Monday, November 10, 2008

Concerning Proposition 8


Opponents of Prop 8 are and will continue to protest the results of the state-wide decision made last week. Seeing pictures on TV of them picketing outside churches and temples, or (lets be honest) anywhere a camera will find them, sends mixed feeling within me.

I am trying to pinpoint those feelings...
First, I am annoyed. My selfishness wants to say, "Get over it, you lost. Life isn't fair. The majority of California opposes your scheme. I didn't get enough votes to win homecoming king, it happens." Having gotten that off my chest and actually seeing the words I think embarrasses me - not only because I remember not winning homecoming king in college, but because it reveals my deep, dark sinfulness.

Next, I am relieved. "We dodged a bullet," I think to myself. I can breathe a little easier (figuratively) since Nov 7th (allergies have had the opposite effect). All of those yard signs that were stolen were worth replacing. I am relieved; yet the truth is while we, the prop 8 'winners', sit back and revel in our victory, the prop 8 'losers' are gaining strength to fight on.

Watching the protesters on the news yesterday brought about a new feeling in me, however. After being relieved with the results then annoyed at the response, I actually felt sympathetic - a rare emotion on my part, and even more so when it comes to this issue. Not only were hopes crushed, but prop 8 opposers also feel segregated and unloved by at least 52.3% of our state (numerically thats 5,668,960 people). My desire for peace conflicts with my beliefs.

Instead of feeling victorious, I now realize that the future is daunting; not only as one who calls himself a Christian, but also as one who wishes to serve as a minister in California. One unfortunate result of prop 8 is the wedge driven further between the Church and homosexuals. From the entity all people should feel welcomed and loved by, many feel hated. That 52.3% might as well be called First Baptist Church as far as the homosexual community is concerned.


My response:
I will battle my feelings of victory. How can I call it a victory when more people than ever hate my Church and beliefs? Even straight prop 8 supporters have a bad taste of Christianity in their mouth.

I will not be ashamed of the Bible, and I will do my best to obey all of it. That includes (I believe) voting yes on prop 8 AND loving my neighbors just like I love myself.

I will not let my desire for peace outweigh my Biblical convictions. Although, it may serve me (and the Church) well to add some weight to the Peace side of the scale without removing any weight of Biblical conviction.

I will come to solid conclusions about issues using Scripture, prayer, and wise advice to prepare myself for my future in ministry.

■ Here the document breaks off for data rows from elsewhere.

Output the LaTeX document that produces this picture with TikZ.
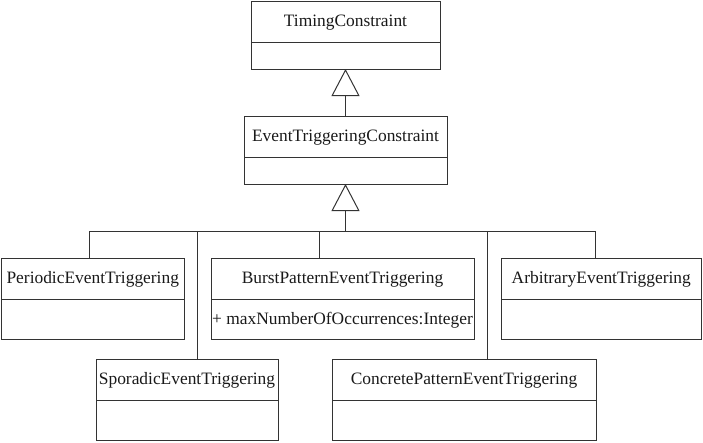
\documentclass[tikz,border=0pt]{standalone}
\usepackage{fontspec}
\setmainfont{Liberation Serif}
\usetikzlibrary{arrows.meta}
\tikzset{
  cls/.style={draw=black!80, line width=1pt, inner sep=0pt, outer sep=0pt, rectangle},
  ttl/.style={font=\fontsize{17.4}{20}\selectfont, inner sep=0pt, text=black!90},
  conn/.style={draw=black!80, line width=1pt},
  gen/.style={conn, -{Triangle[open, length=27pt, width=28pt, line width=1pt]}}
}
% name, left, top, right, bottom, divider, title
\newcommand\umlclass[7]{%
  \node[cls, minimum width={#4-#2}, minimum height={#5-#3}] (#1) at ({(#2+#4)/2},{(#3+#5)/2}) {};
  \draw[conn] (#1.west |- 0,#6) -- (#1.east |- 0,#6);
  \node[ttl] (#1-t) at ({(#2+#4)/2},{(#3+#6)/2+1}) {#7};
}
\begin{document}
\begin{tikzpicture}[x=1pt,y=-1pt]
\useasboundingbox (0,0) rectangle (703,442);
\umlclass{tc}{251}{1.5}{440}{69}{42}{TimingConstraint}
\umlclass{etc}{244}{116}{447}{184}{157}{EventTriggeringConstraint}
\umlclass{per}{1.5}{258}{184}{339}{299}{PeriodicEventTriggering}
\umlclass{bur}{211}{258}{474}{339}{299}{BurstPatternEventTriggering}
\umlclass{arb}{501}{258}{701.5}{339}{299}{ArbitraryEventTriggering}
\umlclass{spo}{96}{359}{278}{440.5}{400}{SporadicEventTriggering}
\umlclass{con}{332}{359}{596}{440.5}{400}{ConcretePatternEventTriggering}
\node[ttl] (bur-a) at (342.5,320) {+ maxNumberOfOccurrences:Integer};
\coordinate (bus) at (345.5,231);
\draw[gen] (etc.north) -- (tc.south);
\draw[gen] (bus) -- (etc.south);
\draw[conn] ([xshift=-3.5pt]per.north |- bus) -- ([xshift=-5.5pt]arb.north |- bus);
\draw[conn] ([xshift=-3.5pt]per.north) -- ([xshift=-3.5pt]per.north |- bus);
\draw[conn] ([xshift=-23.5pt]bur.north) -- ([xshift=-23.5pt]bur.north |- bus);
\draw[conn] ([xshift=-5.5pt]arb.north) -- ([xshift=-5.5pt]arb.north |- bus);
\draw[conn] ([xshift=10pt]spo.north) -- ([xshift=10pt]spo.north |- bus);
\draw[conn] ([xshift=23.5pt]con.north) -- ([xshift=23.5pt]con.north |- bus);
\end{tikzpicture}
\end{document}
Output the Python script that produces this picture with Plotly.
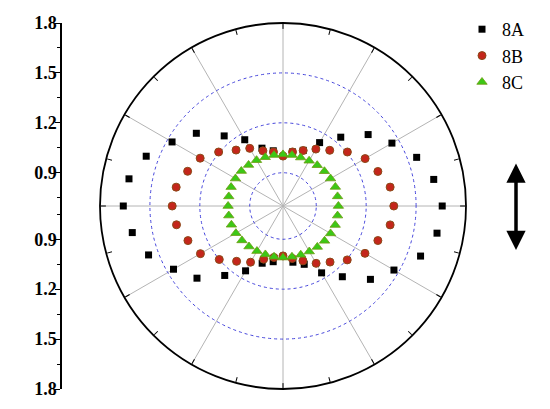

I will try to respond with Christ-likeness.

1 comment:

Julia said...

Simon and I went out to dinner with another couple on Friday night. After our dishes were placed in front of us we all bowed our heads and prayed in thanks for all the Lord has given us. When we were done and started to eat, I'm not sure any of the other three noticed, but I felt the heated stares in our direction. It's a rough time we are living in.